Minister Admits Slow Progress, Sets New Targets for Nigeria’s Decade of Gas Initiative

Nigeria’s Minister of State for Petroleum (Gas) says the Decade of Gas Initiative has recorded only partial progress due to infrastructure, supply, and funding challenges, and outlines fresh targets to accelerate delivery.

Minister Admits Slow Progress, Sets New Targets for Decade of Gas

By Naija Enquirer Staff

Nigeria’s flagship Decade of Gas Initiative, launched in 2021 to transform the country into a gas-powered economy, has achieved only partial progress and now requires urgent acceleration, according to the Minister of State for Petroleum Resources (Gas), Rt. Hon. Ekperikpe Ekpo.

Speaking at the 14th Practical Nigerian Content (PNC) Forum in Yenagoa, the minister noted that while gains have been recorded in LPG penetration, CNG deployment, and flare-gas commercialisation, the pace remains far below national expectations.

“We have made progress, but not enough,” he admitted. “The pace has been slower than expected, and we must move with far greater urgency.”

Ekpo listed infrastructure delays, inconsistent gas supply, funding constraints, and slow policy execution as key factors hindering the initiative’s full impact.

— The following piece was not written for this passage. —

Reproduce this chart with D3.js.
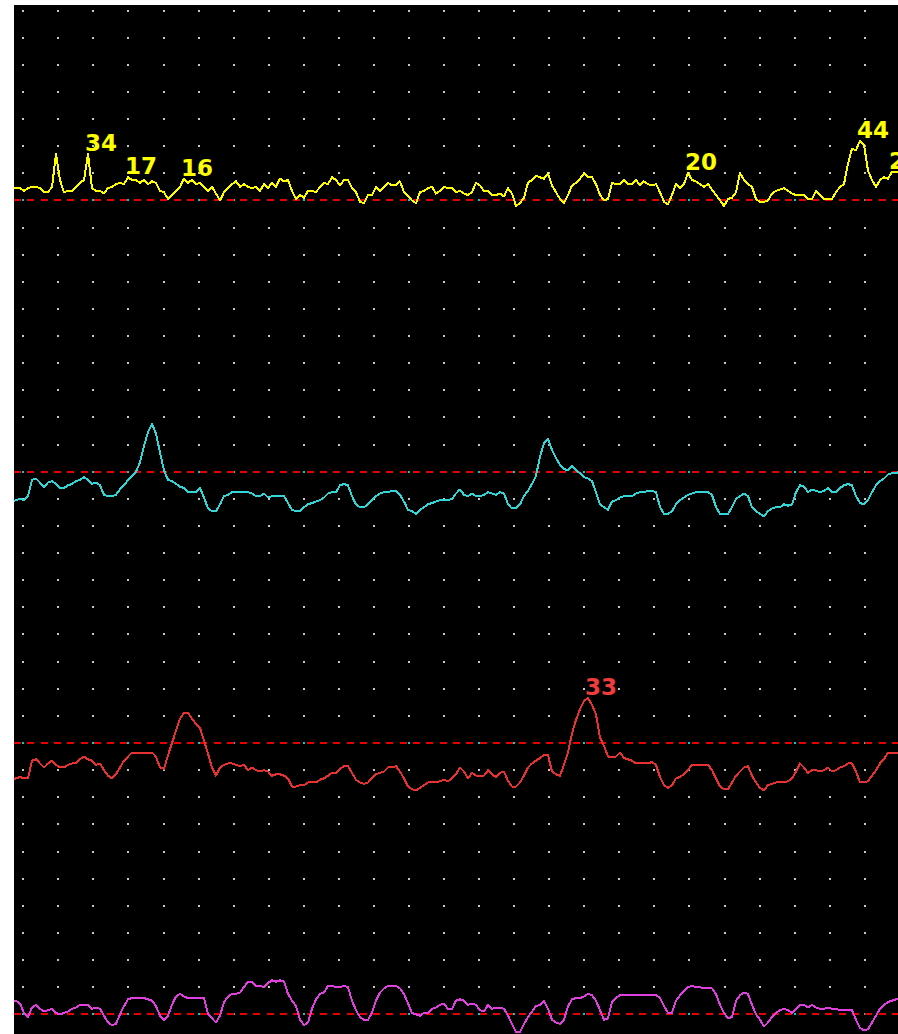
<!DOCTYPE html>
<html>
<head>
<meta charset="utf-8">
<script src="https://cdn.jsdelivr.net/npm/d3@7/dist/d3.min.js"></script>
<style>
  html, body { margin: 0; padding: 0; background: #ffffff; }
  svg { display: block; }
</style>
</head>
<body>
<script>
// ---- DATA (sample index 0..222, one sample every trace step) ----
const yellowTrace = [
  9,9,9,7,9,10,10,9,6,6,
  10,34,15,6,7,7,10,13,15,34,
  9,7,7,5,9,10,12,13,12,17,
  15,15,13,15,12,14,13,7,6,1,
  4,7,10,16,13,15,12,13,10,7,
  10,5,0,6,9,12,14,10,12,10,
  9,10,7,12,9,13,10,16,14,15,
  7,1,4,2,7,7,6,10,13,12,
  17,15,11,15,15,9,6,-1,-2,4,
  4,10,7,10,13,11,11,14,6,3,
  0,-2,6,7,9,10,5,7,10,9,
  9,6,7,5,4,6,13,11,7,7,
  4,4,5,3,9,5,-4,-2,2,13,
  15,18,17,16,20,11,6,1,-2,4,
  11,13,16,20,17,17,12,4,0,1,
  13,12,12,15,12,12,15,11,14,12,
  11,12,6,-1,-3,4,12,9,12,20,
  15,14,12,10,12,8,4,0,-4,1,
  2,6,20,15,12,10,1,-1,-1,0,
  5,7,8,9,7,5,4,4,4,1,
  1,7,4,1,1,1,6,10,12,27,
  38,37,44,41,22,15,10,15,17,16,
  21,21,21
];
const cyanTrace = [
  -22,-21,-20,-21,-18,-6,-5,-8,-11,-8,
  -7,-9,-12,-12,-10,-9,-7,-6,-4,-6,
  -9,-8,-10,-17,-18,-18,-17,-13,-10,-6,
  -3,0,7,19,29,35,28,14,1,-6,
  -7,-9,-11,-12,-15,-15,-15,-12,-19,-27,
  -29,-29,-24,-18,-17,-15,-15,-15,-15,-15,
  -16,-18,-18,-16,-19,-18,-18,-18,-18,-23,
  -28,-29,-29,-26,-24,-23,-22,-21,-19,-16,
  -15,-15,-10,-9,-10,-18,-24,-26,-26,-24,
  -21,-18,-16,-15,-15,-14,-14,-17,-22,-28,
  -29,-31,-28,-26,-24,-23,-22,-21,-21,-21,
  -20,-16,-13,-17,-18,-16,-18,-18,-17,-15,
  -16,-17,-15,-16,-24,-27,-27,-24,-18,-14,
  -9,-3,11,21,24,16,10,5,2,1,
  4,1,-1,-4,-5,-7,-15,-24,-26,-28,
  -22,-21,-19,-18,-18,-18,-16,-15,-15,-14,
  -14,-15,-26,-31,-31,-29,-24,-21,-19,-17,
  -16,-15,-15,-15,-15,-17,-26,-31,-31,-31,
  -26,-20,-18,-16,-18,-26,-29,-31,-33,-29,
  -27,-26,-26,-24,-25,-24,-15,-10,-11,-15,
  -13,-14,-15,-14,-12,-15,-15,-12,-10,-9,
  -10,-18,-23,-24,-21,-15,-10,-7,-5,-2,
  -1,-1,0
];
const redTrace = [
  -27,-26,-25,-26,-26,-13,-12,-15,-18,-15,
  -13,-16,-18,-18,-16,-15,-15,-12,-10,-12,
  -13,-16,-15,-20,-24,-26,-23,-18,-13,-10,
  -7,-7,-7,-7,-7,-7,-10,-18,-19,-9,
  0,9,18,22,22,18,14,11,2,-8,
  -18,-24,-18,-16,-15,-15,-16,-17,-16,-20,
  -18,-20,-21,-20,-21,-24,-23,-23,-24,-26,
  -32,-32,-31,-31,-29,-29,-29,-27,-26,-24,
  -22,-22,-19,-17,-17,-22,-27,-29,-30,-29,
  -26,-23,-22,-21,-18,-18,-17,-21,-26,-32,
  -34,-35,-33,-31,-29,-29,-29,-28,-27,-28,
  -26,-23,-18,-21,-26,-22,-24,-24,-24,-20,
  -23,-25,-22,-21,-28,-32,-32,-29,-24,-18,
  -15,-13,-11,-9,-9,-21,-23,-24,-16,-7,
  7,17,25,31,33,28,21,4,-2,-10,
  -10,-10,-7,-11,-12,-13,-15,-15,-15,-15,
  -14,-16,-25,-31,-33,-31,-26,-25,-23,-20,
  -16,-16,-16,-16,-16,-20,-26,-32,-34,-34,
  -29,-24,-21,-18,-17,-24,-29,-33,-35,-31,
  -30,-29,-29,-29,-28,-26,-21,-15,-18,-22,
  -20,-20,-21,-20,-18,-21,-20,-18,-17,-15,
  -15,-21,-29,-29,-28,-24,-20,-15,-12,-7,
  -7,-7,-7
];
const magentaTrace = [
  10,10,8,1,-2,5,7,4,2,3,
  4,1,0,1,2,4,5,7,7,7,
  4,5,4,-1,-6,-8,-7,0,6,11,
  12,12,12,12,11,10,6,-1,-4,-1,
  7,13,15,13,12,12,12,12,12,0,
  -3,-6,-1,9,13,15,15,16,20,24,
  24,21,21,20,23,25,24,25,24,15,
  10,6,-4,-8,-6,4,11,15,16,21,
  21,20,20,21,20,10,3,-2,-4,-4,
  1,10,16,19,21,21,21,19,15,8,
  1,0,-1,1,1,4,5,7,8,4,
  4,10,11,10,7,8,7,3,2,7,
  4,5,5,4,-1,-7,-13,-13,-7,-2,
  2,6,7,10,4,-4,-6,-7,-4,6,
  11,12,12,13,15,14,10,3,-4,-3,
  9,12,14,14,14,14,14,14,14,14,
  14,14,12,6,1,1,10,14,17,20,
  21,20,20,19,19,19,15,7,1,-3,
  -2,10,14,16,15,7,0,-4,-9,-6,
  -2,1,3,4,3,1,4,7,7,5,
  7,5,4,4,5,4,4,3,3,3,
  3,-4,-10,-12,-11,-6,-1,4,7,9,
  10,11,11
];
// labelled peaks (sample indices)
const yellowPeakIdx = [19, 29, 43, 169, 212, 220];
const redPeakIdx = [144];
// grid
const gridColumns = d3.range(25);
const gridRows = d3.range(38);
const baselineRows = [7, 17, 27, 37];

// ---- DRAWING ----
const W = 898, H = 1034;
const svg = d3.select("body").append("svg").attr("width", W).attr("height", H);

const plot = { left: 14, top: 5, right: 898, bottom: 1034 };
svg.append("rect").attr("x", plot.left).attr("y", plot.top)
  .attr("width", plot.right - plot.left).attr("height", plot.bottom - plot.top)
  .attr("fill", "#000");

svg.append("defs").append("clipPath").attr("id", "clip")
  .append("rect").attr("x", plot.left).attr("y", plot.top)
  .attr("width", plot.right - plot.left).attr("height", plot.bottom - plot.top);

const g = svg.append("g").attr("clip-path", "url(#clip)");

const N = yellowTrace.length;
const x = d3.scaleLinear().domain([0, N - 1]).range([12, 900]);
const gx = d3.scaleLinear().domain([0, 1]).range([23.3, 58.36]);
const gy = d3.scaleLinear().domain([0, 1]).range([10.5, 37.63]);

// grid dots
const dots = [];
gridRows.forEach(r => gridColumns.forEach(c => dots.push({ r, c })));
g.append("g").selectAll("rect").data(dots).join("rect")
  .attr("x", d => Math.round(gx(d.c)) - 1)
  .attr("y", d => Math.round(gy(d.r)) - 1)
  .attr("width", 2).attr("height", 2)
  .attr("fill", d => baselineRows.includes(d.r) ? "#10c8c8" : "#c8c8c8")
  .attr("shape-rendering", "crispEdges");

// baselines (dashed)
g.append("g").selectAll("line").data(baselineRows).join("line")
  .attr("x1", plot.left).attr("x2", plot.right)
  .attr("y1", d => Math.round(gy(d)))
  .attr("y2", d => Math.round(gy(d)))
  .attr("stroke", "#e80000").attr("stroke-width", 2)
  .attr("stroke-dasharray", "7 6.3")
  .attr("shape-rendering", "crispEdges");

const series = [
  { values: yellowTrace, color: "#ffff00", row: 7, peaks: yellowPeakIdx, labelColor: "#ffff00" },
  { values: cyanTrace, color: "#33d6d6", row: 17, peaks: [], labelColor: "#33d6d6" },
  { values: redTrace, color: "#e83232", row: 27, peaks: redPeakIdx, labelColor: "#f03c3c" },
  { values: magentaTrace, color: "#e040e0", row: 37, peaks: [], labelColor: "#e040e0" }
];

series.forEach(s => {
  const base = gy(s.row);
  const y = d3.scaleLinear().domain([-100, 100]).range([base + 136, base - 136]);
  const line = d3.line().x((d, i) => x(i)).y(d => y(d));
  g.append("path").datum(s.values)
    .attr("d", line)
    .attr("fill", "none")
    .attr("stroke", s.color)
    .attr("stroke-width", 2)
    .attr("stroke-linejoin", "round")
    .attr("shape-rendering", "crispEdges");
  g.append("g").selectAll("text").data(s.peaks).join("text")
    .attr("x", i => x(i) - 3)
    .attr("y", i => y(s.values[i]) - 3)
    .attr("fill", s.labelColor)
    .attr("font-family", "DejaVu Sans, sans-serif")
    .attr("font-weight", "bold")
    .attr("font-size", 23)
    .text(i => s.values[i]);
});
</script>
</body>
</html>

“Critical pipelines are behind schedule. Feedstock shortages still hamper power and industries,” he stated. “These challenges have limited the full realisation of the Decade of Gas vision.”

Fresh Drive to Accelerate Delivery

The minister outlined a renewed push anchored on tighter regulatory collaboration and improved investment incentives.

“We are strengthening inter-agency alignment to remove approval bottlenecks,” he said. “The PIA provides fiscal tools to unlock more capital into midstream and domestic gas programmes.”

He acknowledged measurable progress in domestic LPG use, clean-cooking adoption, and flare-gas utilisation, describing them as “solid foundations that now need rapid scaling.”

“Our goal remains clear: affordable gas for power, households, industries, and transport,” Ekpo said. “We are not abandoning the Decade of Gas; we are intensifying it.”

Priority Projects

The minister listed several critical infrastructure projects that will determine the success of the initiative, including OB3, AKK, NLNG Train 7, Brass Fertiliser, and multiple gas-based industrial hubs.

“These projects will determine whether the Decade of Gas becomes a transformative legacy or a missed opportunity,” he warned.

Call for Stakeholder Collaboration

Ekpo urged industry players, financial institutions, and host communities to recommit to the national gas agenda.

“We need every stakeholder on board,” he said. “Nigeria cannot afford to slow down at a time when global markets are shifting and opportunities are emerging.”